現4歳世代が最終世代となるディープインパクト産駒だが、その4歳世代の成績は今一つ。活躍馬が見当たらないのが現状だ。しかし現5歳世代はプラダリアだけでなく、ジャスティンパレス、ゼッフィーロ、ドーブネ、サリエラが重賞戦線で活躍。まさに最強世代に相応しい活躍を見せている。
プラダリアはここまで青葉賞(G2)、京都大賞典(G2)、京都記念(G2)を勝利しているが、ドウデュースが勝利した日本ダービーで5着、イクイノックスが勝利した宝塚記念(G1)でも6着とG1レースでも引けは取らない。しかも日本ダービーで同馬に先着した4頭(ドウデュース・イクイノックス・アスクビクターモア・ダノンベルーガ)は不在。そして宝塚記念も同馬に先着した5頭(イクイノックス・スルーセブンシーズ・ジャスティンパレス・ジェラルディーナ・ディープボンド)も不在となれば、この路線では十分に主役を張れる存在といっていいだろう。
昨年の有馬記念は14着に大敗しているが、これはB.ムルザバエフ騎手への乗り替わりが合わなかった印象で度外視でき、全4勝をあげる主戦の池添謙一騎手が騎乗するとなれば、大いに期待できる。そして京都大賞典や京都記念で見せたように、流れに応じて好位でレースを進められる器用さがあるのも、阪神内回りコースで行われる大阪杯にはもってこいだ。
また高松宮記念(G1)が影響を受けたように、仮に雨の影響が残って馬場が悪化したとしても、それも同馬を後押しするものになる。これまで阪神コースや京都大賞典など重馬場で2勝しており、何ら不安は感じない。
最終追い切りは管理する池添調教師も満足する動きを披露し、「前走よりもう1段上にあると思います」と前走からの上積みに手応えを感じている。
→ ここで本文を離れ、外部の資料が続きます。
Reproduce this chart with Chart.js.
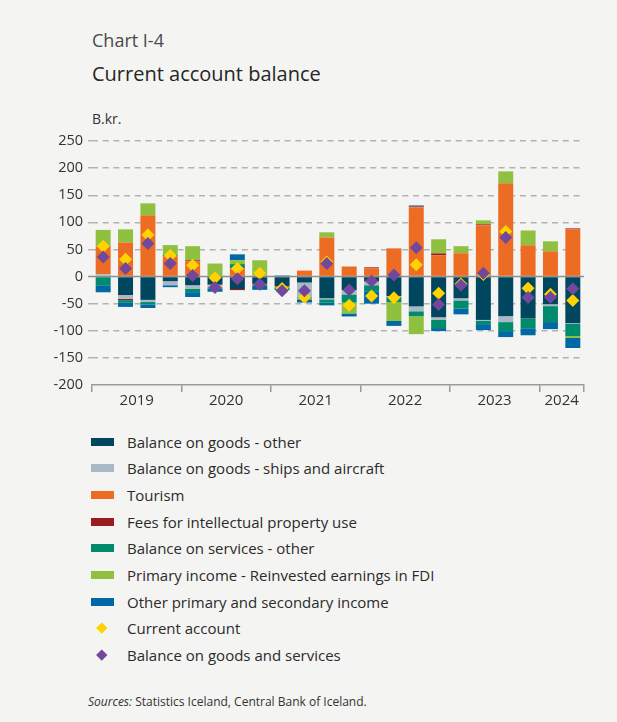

さらに「馬の充実ぶりを見ても、今回が一番のチャンスだと思う」とのコメントからも相当な自信がうかがえる。
5頭のG1馬が注目される今年の大阪杯だが、低レベルといわれる4歳世代や早熟型が懸念される馬ではなく、今が完成期に入ったディープインパクト産駒のラストホープ“プラダリア”に注目したい。